Even though you don’t actually have another offer, you’ve still created the impression that you’re entertaining other options. If you sound convincing, that may be enough to prompt at least a little movement.
There is usually more to your compensation than just your salary. If your potential employer won’t agree on the number you’re looking for (or even meet you in the middle), you can think outside the box.
For example, let’s say you’re in a sales role. You could bet on yourself and offer to accept a slightly lower base salary in exchange for a higher commission on each sale. If you do well, you’ll make more money overall — while creating zero risk for your new firm.
You can also consider perks (although don’t make things too complicated or overplay your hand. Again, you’ve probably got little leverage here). Some companies are willing to offer a one-time signing bonus (which costs less than an increase in annual salary). Depending on the circumstances, you could also discuss flexible hours, working remotely, and even something like a wellness stipend to pay for your gym membership or yoga class.
Here’s one area where taking a collaborative approach can really pay off. If you’ve got a good relationship with your hiring manager and bring a friendly, cooperative attitude to the conversation, they may well find something that they can give you beyond your base pay.
Finally, remember, you can do everything right and still fail.
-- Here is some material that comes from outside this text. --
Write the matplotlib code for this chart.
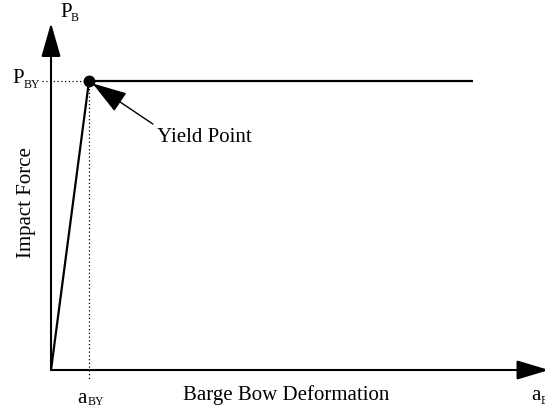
import matplotlib.pyplot as plt

plt.rcParams['font.family'] = ['Liberation Serif', 'DejaVu Serif']

# elastic-perfectly-plastic barge bow response
deformation = [0.0, 0.09, 1.0]
force = [0.0, 1.0, 1.0]
a_by = deformation[1]
p_by = force[1]

fig = plt.figure(figsize=(5.45, 4.12), dpi=100)
ax = fig.add_axes([0, 0, 1, 1])
ax.set_xlim(-0.1209, 1.1706)
ax.set_ylim(-0.1453, 1.2803)
ax.axis('off')

# axes with arrow heads
ax.annotate('', xy=(0, 1.2007), xytext=(0, 0), annotation_clip=False,
            arrowprops=dict(arrowstyle='-|>,head_length=2.1,head_width=0.6',
                            lw=1.5, color='k', shrinkA=0, shrinkB=0))
ax.annotate('', xy=(1.18, 0), xytext=(0, 0), annotation_clip=False,
            arrowprops=dict(arrowstyle='-|>,head_length=2.0,head_width=0.6',
                            lw=1.5, color='k', shrinkA=0, shrinkB=0))

# load-deformation curve
ax.plot(deformation, force, color='k', lw=1.6, solid_capstyle='butt')
ax.plot(a_by, p_by, 'o', color='k', ms=7.5)

# dotted guides to the yield point
ax.plot([-0.0213, a_by], [p_by, p_by], ls=(0, (1, 2)), color='k', lw=0.9)
ax.plot([a_by, a_by], [p_by, -0.035], ls=(0, (1, 2)), color='k', lw=0.9)

# yield point callout
ax.annotate('', xy=(a_by, p_by), xytext=(46, -31), textcoords='offset points',
            annotation_clip=False,
            arrowprops=dict(arrowstyle='-|>,head_length=2.2,head_width=0.7',
                            lw=1.0, color='k', shrinkA=0, shrinkB=3))
ax.annotate('Yield Point', xy=(a_by, p_by), xytext=(49, -44),
            textcoords='offset points', fontsize=15, ha='left', va='baseline')

# axis symbols
big = 15
small = 8.5
ax.text(0.0213, 1.2215, 'P', fontsize=big, va='baseline')
ax.text(0.0474, 1.208, 'B', fontsize=small, va='baseline')
ax.text(-0.0924, p_by - 0.007, 'P', fontsize=big, va='baseline')
ax.text(-0.064, p_by - 0.024, 'BY', fontsize=small, va='baseline')
ax.text(a_by - 0.0284, -0.1142, 'a', fontsize=big, va='baseline')
ax.text(a_by - 0.0023, -0.1211, 'BY', fontsize=small, va='baseline')
ax.text(1.1374, -0.1038, 'a', fontsize=big, va='baseline')
ax.text(1.161, -0.1176, 'B', fontsize=small, va='baseline')

# axis titles
ax.text(0.3128, -0.1038, 'Barge Bow Deformation', fontsize=big, va='baseline')
ax.text(-0.0592, 0.578, 'Impact Force', fontsize=big, rotation=90,
        ha='center', va='center')

fig.savefig('out.png', dpi=100)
While you probably won’t risk your offer if you negotiate respectfully, you need to be prepared to hear “no,” and then either walk away or gracefully accept the position anyway.
This doesn’t have to be a bad thing! Failure is a part of life and confidence comes from falling flat on your face and realizing that you’re still okay. Respect each negotiation as an opportunity to practice, give it your best shot, and accept the outcome.
Another opportunity will always come along.